Video terminal
𐑝𐑦𐑛𐑦𐑴 𐑑𐑻𐑥𐑦𐑯𐑩𐑤

VT100 (Photo: Autopilot)
A video terminal is a CRT terminal that uses light and glass to provide an erasable grid of characters, usually 80×24.
Contrast with an older and much louder teleprinter, an electromechanical terminal which uses ink and paper to provide a permanently printed grid of characters, the number of lines limited only by the length of the roll of paper.
What you lose in the ability to physically scroll back and see what was printed hours or days ago, you gain in immediacy and flexibility — not to mention the saving in paper, and the relative peace and quiet.
One significant introduction was the cursor, signifying where the virtual print head is. Using ANSI escape codes, you can move this cursor around the screen as needed, up and down, left and right. These escape codes also let you format characters as bold or inverted, and use an alternate character set to draw boxes around text, amongst other enhancements.
The other significant introduction is the ability to fully replace characters, rather than add new ones right on top of the old ones. Ink stays put. Light doesn't. You can replace any character on the screen with any other character, as often as you need to.

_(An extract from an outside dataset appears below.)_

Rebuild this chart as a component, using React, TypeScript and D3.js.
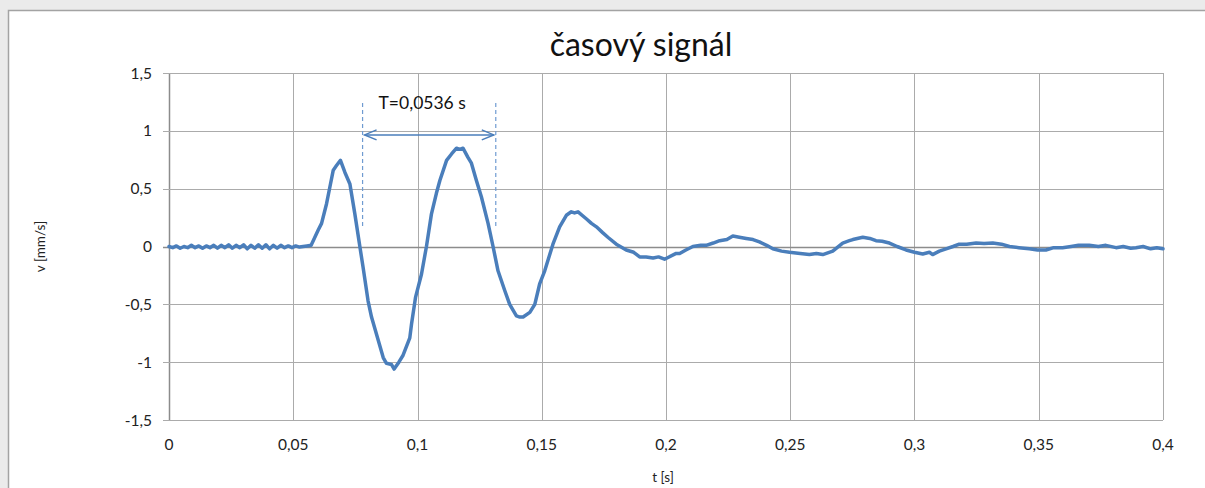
import React, { useRef, useEffect } from 'react';
import * as d3 from 'd3';

// t [s]
const time = [
  0, 0.0015, 0.003, 0.0045, 0.006, 0.0075, 0.009, 0.0105, 0.012, 0.0135,
  0.015, 0.0165, 0.018, 0.0195, 0.021, 0.0225, 0.024, 0.0255, 0.027, 0.0285,
  0.03, 0.0315, 0.033, 0.0345, 0.036, 0.0375, 0.039, 0.0405, 0.042, 0.0435,
  0.045, 0.0465, 0.048, 0.0495, 0.051, 0.0525, 0.054, 0.0555, 0.0572,
  0.06, 0.0614, 0.0634, 0.0647, 0.0661, 0.0674, 0.069, 0.0708, 0.0728, 0.0748,
  0.0768, 0.0781, 0.0801, 0.0815, 0.0842, 0.0862, 0.0875, 0.0895, 0.0906, 0.0925,
  0.0942, 0.0969, 0.0976, 0.0992, 0.1016, 0.1036, 0.1056, 0.1076, 0.109, 0.1117,
  0.1137, 0.1157, 0.117, 0.1183, 0.1203, 0.1217, 0.1237, 0.1257, 0.1284, 0.1304,
  0.1324, 0.1351, 0.1371, 0.1398, 0.1412, 0.1425, 0.1452, 0.1472, 0.1492, 0.1512,
  0.1545, 0.1572, 0.1599, 0.1619, 0.1632, 0.1646, 0.1679, 0.17, 0.172, 0.1745,
  0.1766, 0.18, 0.184, 0.187, 0.1894, 0.192, 0.1948, 0.197, 0.1994, 0.2041,
  0.2055, 0.208, 0.2108, 0.214, 0.2162, 0.219, 0.2216, 0.2245, 0.2269, 0.2295,
  0.2323, 0.235, 0.2376, 0.2405, 0.243, 0.2465, 0.2497, 0.254, 0.2577, 0.2605,
  0.2631, 0.2671, 0.2711, 0.2738, 0.2752, 0.2792, 0.282, 0.2845, 0.287, 0.2899,
  0.293, 0.2966, 0.3, 0.3033, 0.306, 0.3073, 0.31, 0.3127, 0.3155, 0.318,
  0.321, 0.3248, 0.328, 0.3315, 0.335, 0.3382, 0.342, 0.3462, 0.3495, 0.3529,
  0.356, 0.3596, 0.363, 0.366, 0.3703, 0.374, 0.377, 0.3811, 0.384, 0.387,
  0.3891, 0.392, 0.395, 0.3975, 0.4,
];

// v [mm/s]
const velocity = [
  0, -0.01, 0.005, -0.015, 0, -0.01, 0.01, -0.01, 0.005, -0.015,
  0.005, -0.01, 0.01, -0.015, 0.01, -0.01, 0.015, -0.015, 0.01, -0.01,
  0.015, -0.02, 0.01, -0.015, 0.015, -0.015, 0.015, -0.02, 0.01, -0.015,
  0.01, -0.01, 0.005, -0.01, 0.005, -0.005, 0, 0.005, 0.01,
  0.14, 0.2, 0.37, 0.51, 0.66, 0.7, 0.745, 0.64, 0.54, 0.28,
  0, -0.18, -0.47, -0.61, -0.81, -0.96, -1.01, -1.02, -1.06, -1.0,
  -0.94, -0.79, -0.67, -0.44, -0.24, 0, 0.28, 0.46, 0.57, 0.745,
  0.8, 0.85, 0.84, 0.85, 0.77, 0.72, 0.57, 0.43, 0.2, 0,
  -0.21, -0.38, -0.5, -0.6, -0.61, -0.61, -0.57, -0.5, -0.32, -0.21,
  0.02, 0.17, 0.27, 0.3, 0.29, 0.3, 0.24, 0.2, 0.17, 0.12,
  0.08, 0.02, -0.03, -0.05, -0.09, -0.09, -0.1, -0.09, -0.11, -0.06,
  -0.06, -0.03, 0, 0.01, 0.01, 0.03, 0.05, 0.06, 0.09, 0.08,
  0.07, 0.06, 0.04, 0.01, -0.02, -0.04, -0.05, -0.06, -0.07, -0.06,
  -0.07, -0.04, 0.03, 0.05, 0.06, 0.08, 0.07, 0.05, 0.045, 0.03,
  0, -0.03, -0.05, -0.065, -0.05, -0.07, -0.04, -0.02, 0, 0.02,
  0.02, 0.03, 0.025, 0.03, 0.02, 0, -0.01, -0.02, -0.03, -0.03,
  -0.01, -0.01, 0, 0.01, 0.01, 0, 0.01, -0.01, 0, -0.015,
  -0.01, 0, -0.02, -0.01, -0.02,
];

const xTicks = [0, 0.05, 0.1, 0.15, 0.2, 0.25, 0.3, 0.35, 0.4];
const yTicks = [-1.5, -1, -0.5, 0, 0.5, 1, 1.5];

// period annotation
const periodStart = 0.0779;
const period = 0.0536;

const fmt = (n: number) => String(n).replace('.', ',');

function App() {
  const svgRef = useRef<SVGSVGElement>(null);

  const width = 1205;
  const height = 488;
  const margin = { top: 73, right: 42, bottom: 68, left: 169 };

  useEffect(() => {
    const svg = d3.select(svgRef.current);
    svg.selectAll('*').remove();

    const font = 'Lato, "Open Sans", sans-serif';

    svg.append('rect').attr('width', width).attr('height', height).attr('fill', '#ebebeb');
    svg.append('rect')
      .attr('x', 8.5).attr('y', 10.5)
      .attr('width', 1300).attr('height', 600)
      .attr('fill', '#fff')
      .attr('stroke', '#a3a3a3')
      .attr('stroke-width', 1.5);

    const x = d3.scaleLinear().domain([0, 0.4]).range([margin.left, width - margin.right]);
    const y = d3.scaleLinear().domain([-1.5, 1.5]).range([height - margin.bottom, margin.top]);

    const g = svg.append('g');

    // grid
    g.selectAll('.vgrid').data(xTicks).enter().append('line')
      .attr('x1', d => Math.round(x(d)) + 0.5).attr('x2', d => Math.round(x(d)) + 0.5)
      .attr('y1', y(1.5)).attr('y2', y(-1.5))
      .attr('stroke', d => (d === 0 ? '#8c8c8c' : '#ababab'))
      .attr('stroke-width', d => (d === 0 ? 1.5 : 1));
    g.selectAll('.hgrid').data(yTicks).enter().append('line')
      .attr('x1', x(0) - 6).attr('x2', x(0.4))
      .attr('y1', d => Math.round(y(d)) + 0.5).attr('y2', d => Math.round(y(d)) + 0.5)
      .attr('stroke', d => (d === 0 ? '#8c8c8c' : '#ababab'))
      .attr('stroke-width', d => (d === 0 ? 1.5 : 1));

    // tick labels
    g.selectAll('.ylab').data(yTicks).enter().append('text')
      .attr('x', x(0) - 17).attr('y', d => y(d) + 5.5)
      .attr('text-anchor', 'end')
      .attr('font-family', font).attr('font-size', 15.5).attr('fill', '#222')
      .text(fmt);
    g.selectAll('.xlab').data(xTicks).enter().append('text')
      .attr('x', d => x(d)).attr('y', y(-1.5) + 30)
      .attr('text-anchor', 'middle')
      .attr('font-family', font).attr('font-size', 15.5).attr('fill', '#222')
      .text(fmt);

    // axis titles
    svg.append('text')
      .attr('x', (x(0) + x(0.4)) / 2 - 3).attr('y', 482)
      .attr('text-anchor', 'middle')
      .attr('font-family', font).attr('font-size', 13.5).attr('fill', '#222')
      .text('t [s]');
    svg.append('text')
      .attr('transform', `translate(45,${y(0)}) rotate(-90)`)
      .attr('text-anchor', 'middle')
      .attr('font-family', font).attr('font-size', 13.5).attr('fill', '#222')
      .text('v [mm/s]');

    // title
    svg.append('text')
      .attr('x', 641).attr('y', 56)
      .attr('text-anchor', 'middle')
      .attr('font-family', font).attr('font-size', 32).attr('fill', '#111')
      .text('časový signál');

    // signal
    const pts = time.map((t, i) => [t, velocity[i]] as [number, number]);
    const line = d3.line<[number, number]>().x(d => x(d[0])).y(d => y(d[1]));
    g.append('path')
      .attr('d', line(pts))
      .attr('fill', 'none')
      .attr('stroke', '#4a7ebb')
      .attr('stroke-width', 3.5)
      .attr('stroke-linejoin', 'round')
      .attr('stroke-linecap', 'round');

    // period annotation
    const ann = svg.append('g');
    const x1 = x(periodStart);
    const x2 = x(periodStart + period);
    [x1, x2].forEach(xx => {
      ann.append('line')
        .attr('x1', xx).attr('x2', xx)
        .attr('y1', y(1.24)).attr('y2', y(0.165))
        .attr('stroke', '#6f9bd1').attr('stroke-width', 1.2)
        .attr('stroke-dasharray', '4,3');
    });
    const ay = y(0.965);
    ann.append('line')
      .attr('x1', x1 + 2).attr('x2', x2 - 2).attr('y1', ay).attr('y2', ay)
      .attr('stroke', '#4a7ebb').attr('stroke-width', 1.5);
    ann.append('path')
      .attr('d', `M${x1 + 14},${ay - 5} L${x1 + 2},${ay} L${x1 + 14},${ay + 5}`)
      .attr('fill', 'none').attr('stroke', '#4a7ebb').attr('stroke-width', 1.5);
    ann.append('path')
      .attr('d', `M${x2 - 14},${ay - 5} L${x2 - 2},${ay} L${x2 - 14},${ay + 5}`)
      .attr('fill', 'none').attr('stroke', '#4a7ebb').attr('stroke-width', 1.5);
    ann.append('text')
      .attr('x', (x1 + x2) / 2 - 7).attr('y', y(1.19))
      .attr('text-anchor', 'middle')
      .attr('font-family', font).attr('font-size', 17.5).attr('fill', '#111')
      .text(`T=${fmt(period)} s`);
  });

  return (
    <svg
      ref={svgRef}
      width={width}
      height={height}
      style={{ position: 'absolute', left: 0, top: 0, display: 'block' }}
    />
  );
}

export default App;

This is the point where terminals went from depicting a back-and-forth conversation between a user and computer, consisting of complete lines, to letting you move the cursor around the grid, deleting or inserting the odd character or word here and there, letting the computer nudge the subsequent characters back and forth to compensate.
Line-oriented text editors like Ed were replaced with much more immediate screen-oriented text editors like Vi. Similarly, text adventure games like Colossal Cave Adventure, which described what was happening to your protagonist with prose, were replaced with pseudo-graphical ones like Rogue, showing you moving around the map on the screen in realtime.
It superficially looked as if you'd stopped telling the computer what to do for you, and started doing it yourself. You didn't tell it to replace a word; you replaced the word yourself. You didn't tell the protagonist to go north, then read the description of the new location; you pressed the up arrow on the keyboard, and watched an @ symbol representing them move up a line.
Although most terminals still dealt exclusively with plain text, it was a step away from conversations, towards immediate actions. Perhaps it was also a step away from literacy, towards imagery.